Datasource Archive and Standardization

The goal is to archive the raw version of data that seeds our data processing pipeline for each state. These raw files will vary in granularity and type:

  • HTML
  • CSV/Excel files
  • PDFs
  • Database dumps
  • Manually keyed data

The datasource.py for each state provides the link between raw data and year-by-year breakdowns of that data, regardless of its original form. This might mean, for example, that in the case of a single large database dump, we pre-process the dump and store yearly files on GitHub in addition to the raw dump; or if we outsource to MechanicalTurk, we chunk out the processing in a similar year-by-year fashion that datasource.py can interface with.

Our filename standardization conventions for the “common” case should be distilled from GitHub for reference.
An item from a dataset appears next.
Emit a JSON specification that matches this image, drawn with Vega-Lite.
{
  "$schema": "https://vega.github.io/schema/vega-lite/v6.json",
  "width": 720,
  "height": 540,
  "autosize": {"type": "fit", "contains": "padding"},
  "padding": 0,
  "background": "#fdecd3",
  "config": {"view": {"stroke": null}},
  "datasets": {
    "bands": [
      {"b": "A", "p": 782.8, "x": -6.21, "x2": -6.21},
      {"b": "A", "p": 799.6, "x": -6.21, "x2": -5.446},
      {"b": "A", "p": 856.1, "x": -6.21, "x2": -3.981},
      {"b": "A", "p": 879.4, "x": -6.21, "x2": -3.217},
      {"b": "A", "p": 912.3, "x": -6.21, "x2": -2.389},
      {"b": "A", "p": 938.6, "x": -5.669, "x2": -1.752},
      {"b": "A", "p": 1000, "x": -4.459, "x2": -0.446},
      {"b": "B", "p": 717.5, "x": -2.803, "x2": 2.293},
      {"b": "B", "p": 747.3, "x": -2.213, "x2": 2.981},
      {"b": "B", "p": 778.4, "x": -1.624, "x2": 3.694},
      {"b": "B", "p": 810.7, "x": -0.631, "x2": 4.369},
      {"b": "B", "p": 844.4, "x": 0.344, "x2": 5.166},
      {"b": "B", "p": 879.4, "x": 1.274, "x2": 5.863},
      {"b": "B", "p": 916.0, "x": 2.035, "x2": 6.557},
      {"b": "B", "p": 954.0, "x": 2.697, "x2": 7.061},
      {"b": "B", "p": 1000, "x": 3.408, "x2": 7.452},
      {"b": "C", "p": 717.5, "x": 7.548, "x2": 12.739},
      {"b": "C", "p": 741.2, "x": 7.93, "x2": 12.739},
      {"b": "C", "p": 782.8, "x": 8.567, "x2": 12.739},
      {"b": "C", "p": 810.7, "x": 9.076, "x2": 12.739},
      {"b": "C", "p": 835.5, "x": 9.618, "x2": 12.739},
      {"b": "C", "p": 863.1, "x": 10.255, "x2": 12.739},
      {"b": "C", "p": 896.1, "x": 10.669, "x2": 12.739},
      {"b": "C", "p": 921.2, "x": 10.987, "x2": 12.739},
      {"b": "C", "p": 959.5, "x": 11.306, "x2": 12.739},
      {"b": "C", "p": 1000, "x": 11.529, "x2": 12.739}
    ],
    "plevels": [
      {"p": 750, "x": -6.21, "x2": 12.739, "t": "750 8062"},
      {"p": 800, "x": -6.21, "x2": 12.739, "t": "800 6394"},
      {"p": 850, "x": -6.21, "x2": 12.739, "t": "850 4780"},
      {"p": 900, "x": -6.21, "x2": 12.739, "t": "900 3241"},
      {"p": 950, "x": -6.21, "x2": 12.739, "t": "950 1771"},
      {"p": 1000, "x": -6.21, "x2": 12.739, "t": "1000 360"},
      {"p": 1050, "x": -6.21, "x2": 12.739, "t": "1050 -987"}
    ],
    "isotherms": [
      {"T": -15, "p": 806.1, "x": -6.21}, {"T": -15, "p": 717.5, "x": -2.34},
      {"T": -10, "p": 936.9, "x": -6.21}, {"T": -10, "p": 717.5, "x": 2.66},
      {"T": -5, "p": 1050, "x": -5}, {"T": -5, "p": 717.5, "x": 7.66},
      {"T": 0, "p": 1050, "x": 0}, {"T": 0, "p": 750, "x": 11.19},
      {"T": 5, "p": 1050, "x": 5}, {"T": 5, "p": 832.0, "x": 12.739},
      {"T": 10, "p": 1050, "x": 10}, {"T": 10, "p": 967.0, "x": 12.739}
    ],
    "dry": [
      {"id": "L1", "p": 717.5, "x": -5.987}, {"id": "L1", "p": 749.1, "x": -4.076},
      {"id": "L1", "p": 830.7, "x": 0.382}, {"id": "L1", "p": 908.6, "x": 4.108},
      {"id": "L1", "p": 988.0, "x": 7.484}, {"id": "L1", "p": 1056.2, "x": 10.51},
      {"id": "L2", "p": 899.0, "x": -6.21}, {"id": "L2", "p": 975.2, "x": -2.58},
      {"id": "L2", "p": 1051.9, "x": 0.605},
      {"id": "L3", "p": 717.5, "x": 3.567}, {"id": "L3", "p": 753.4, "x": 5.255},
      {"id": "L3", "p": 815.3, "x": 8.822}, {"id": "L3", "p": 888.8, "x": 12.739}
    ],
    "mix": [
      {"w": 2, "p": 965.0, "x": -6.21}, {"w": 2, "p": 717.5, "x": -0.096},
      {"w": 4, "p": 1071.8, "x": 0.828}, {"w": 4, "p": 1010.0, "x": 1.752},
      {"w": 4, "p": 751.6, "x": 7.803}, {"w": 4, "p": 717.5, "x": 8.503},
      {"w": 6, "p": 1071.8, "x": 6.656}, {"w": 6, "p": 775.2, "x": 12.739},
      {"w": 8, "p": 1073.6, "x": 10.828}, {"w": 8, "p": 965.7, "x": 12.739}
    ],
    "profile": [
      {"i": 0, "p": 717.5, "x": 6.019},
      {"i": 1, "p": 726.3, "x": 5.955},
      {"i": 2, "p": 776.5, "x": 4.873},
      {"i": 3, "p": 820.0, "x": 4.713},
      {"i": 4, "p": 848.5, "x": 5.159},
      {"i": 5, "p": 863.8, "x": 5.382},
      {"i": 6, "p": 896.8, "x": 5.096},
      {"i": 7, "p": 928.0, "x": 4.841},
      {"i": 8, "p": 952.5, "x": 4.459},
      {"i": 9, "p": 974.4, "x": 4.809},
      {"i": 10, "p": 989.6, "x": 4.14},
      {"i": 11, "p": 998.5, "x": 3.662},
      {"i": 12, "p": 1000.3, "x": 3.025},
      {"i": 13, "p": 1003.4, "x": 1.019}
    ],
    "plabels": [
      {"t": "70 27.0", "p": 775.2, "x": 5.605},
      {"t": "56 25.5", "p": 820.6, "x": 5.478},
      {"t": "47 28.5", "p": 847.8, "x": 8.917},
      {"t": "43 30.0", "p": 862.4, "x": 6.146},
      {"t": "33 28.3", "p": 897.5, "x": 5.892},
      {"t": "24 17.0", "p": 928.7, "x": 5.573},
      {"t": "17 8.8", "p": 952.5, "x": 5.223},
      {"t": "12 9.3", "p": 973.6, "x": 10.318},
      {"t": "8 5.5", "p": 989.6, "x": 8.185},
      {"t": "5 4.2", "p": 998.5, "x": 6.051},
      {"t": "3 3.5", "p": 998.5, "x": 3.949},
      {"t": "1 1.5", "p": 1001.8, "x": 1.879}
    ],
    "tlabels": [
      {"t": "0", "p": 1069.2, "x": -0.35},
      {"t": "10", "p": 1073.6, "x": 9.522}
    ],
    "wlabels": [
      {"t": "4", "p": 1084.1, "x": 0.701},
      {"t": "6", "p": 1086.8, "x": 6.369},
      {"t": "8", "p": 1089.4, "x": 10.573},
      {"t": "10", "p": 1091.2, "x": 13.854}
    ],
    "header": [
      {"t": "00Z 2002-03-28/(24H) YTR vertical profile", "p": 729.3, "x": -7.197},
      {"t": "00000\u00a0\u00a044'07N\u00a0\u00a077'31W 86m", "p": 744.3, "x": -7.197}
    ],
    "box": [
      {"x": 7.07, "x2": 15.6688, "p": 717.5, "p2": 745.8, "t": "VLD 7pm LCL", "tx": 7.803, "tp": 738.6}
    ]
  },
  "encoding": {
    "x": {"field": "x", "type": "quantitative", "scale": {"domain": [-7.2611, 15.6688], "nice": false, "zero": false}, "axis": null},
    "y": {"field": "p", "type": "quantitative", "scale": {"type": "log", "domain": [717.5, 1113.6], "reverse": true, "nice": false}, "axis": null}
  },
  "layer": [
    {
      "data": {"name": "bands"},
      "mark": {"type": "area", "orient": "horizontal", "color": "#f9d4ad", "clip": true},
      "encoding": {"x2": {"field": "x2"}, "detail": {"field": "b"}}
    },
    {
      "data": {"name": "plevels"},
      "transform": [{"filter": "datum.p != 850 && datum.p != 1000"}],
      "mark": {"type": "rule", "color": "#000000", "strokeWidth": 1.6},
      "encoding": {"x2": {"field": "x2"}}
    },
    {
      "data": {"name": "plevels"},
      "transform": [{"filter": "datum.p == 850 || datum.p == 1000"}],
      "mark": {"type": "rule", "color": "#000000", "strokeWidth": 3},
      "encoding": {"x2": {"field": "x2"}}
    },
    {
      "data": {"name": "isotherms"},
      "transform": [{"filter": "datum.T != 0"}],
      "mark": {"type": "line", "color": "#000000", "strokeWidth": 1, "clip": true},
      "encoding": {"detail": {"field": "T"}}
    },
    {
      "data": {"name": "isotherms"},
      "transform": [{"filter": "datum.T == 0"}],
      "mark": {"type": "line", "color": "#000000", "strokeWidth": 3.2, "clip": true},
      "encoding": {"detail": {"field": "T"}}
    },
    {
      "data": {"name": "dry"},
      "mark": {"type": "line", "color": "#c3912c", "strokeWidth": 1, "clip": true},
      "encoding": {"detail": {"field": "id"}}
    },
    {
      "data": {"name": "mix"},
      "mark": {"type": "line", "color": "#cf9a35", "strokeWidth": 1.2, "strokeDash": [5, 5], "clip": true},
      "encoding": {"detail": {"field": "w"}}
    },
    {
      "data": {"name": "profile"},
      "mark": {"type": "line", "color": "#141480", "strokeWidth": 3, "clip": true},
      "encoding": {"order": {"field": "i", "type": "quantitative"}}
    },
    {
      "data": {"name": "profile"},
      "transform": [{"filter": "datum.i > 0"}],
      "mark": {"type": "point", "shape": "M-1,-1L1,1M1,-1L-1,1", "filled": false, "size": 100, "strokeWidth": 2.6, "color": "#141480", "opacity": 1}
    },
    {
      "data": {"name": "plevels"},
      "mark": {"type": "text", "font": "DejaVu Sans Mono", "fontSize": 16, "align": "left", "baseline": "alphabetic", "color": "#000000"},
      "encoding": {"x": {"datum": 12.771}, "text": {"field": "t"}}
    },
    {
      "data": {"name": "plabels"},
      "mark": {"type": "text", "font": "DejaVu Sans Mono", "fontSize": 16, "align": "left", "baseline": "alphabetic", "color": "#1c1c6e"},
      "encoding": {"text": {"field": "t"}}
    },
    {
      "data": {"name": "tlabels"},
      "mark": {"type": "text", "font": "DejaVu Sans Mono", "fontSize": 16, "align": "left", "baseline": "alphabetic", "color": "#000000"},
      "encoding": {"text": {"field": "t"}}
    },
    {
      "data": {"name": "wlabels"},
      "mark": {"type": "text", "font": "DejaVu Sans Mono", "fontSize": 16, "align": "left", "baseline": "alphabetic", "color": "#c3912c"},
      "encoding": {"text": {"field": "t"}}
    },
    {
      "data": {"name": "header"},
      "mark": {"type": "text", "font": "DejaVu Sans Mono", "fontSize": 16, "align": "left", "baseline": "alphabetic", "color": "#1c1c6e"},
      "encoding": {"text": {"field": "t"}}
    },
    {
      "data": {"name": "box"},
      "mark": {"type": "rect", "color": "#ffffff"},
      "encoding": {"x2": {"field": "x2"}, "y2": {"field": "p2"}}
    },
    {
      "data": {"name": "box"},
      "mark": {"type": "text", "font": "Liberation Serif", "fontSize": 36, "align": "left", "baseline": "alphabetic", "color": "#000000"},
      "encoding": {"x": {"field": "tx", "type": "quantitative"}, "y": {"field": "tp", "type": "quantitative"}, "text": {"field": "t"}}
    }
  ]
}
The basic format for a generated filename is as follows:

date__state__{party}__{special}__election_type__{jurisdiction}{office}__{office_district}__{reporting_level}.format

So, for example:

20121106__md__general__queen_annes__precinct.csv

Which contains precinct-level results from the Nov. 6, 2012 Maryland general election in Queen Anne’s county. A primary election might look like this:

20120403__md__republican__primary__prince_georges__precinct.csv

Not every state has individual files for a jurisdiction, however. Ohio has precinct-level results for an entire election:

20041102__oh__general__precincts.xls

Or a single file for a special general election for a single office:

20071211__oh__special__general__house__5.csv

Office Names

OpenElections focuses on federal and state offices, including state legislators. When pre-processing data or doing data entry, use the following office names:

  • President
  • U.S. Senate
  • U.S. House
  • Governor
  • Attorney General
  • Secretary of State
  • State Senate
  • State House

Other office titles that are specific to states should be consistent within that state; if the state has previous data, check that.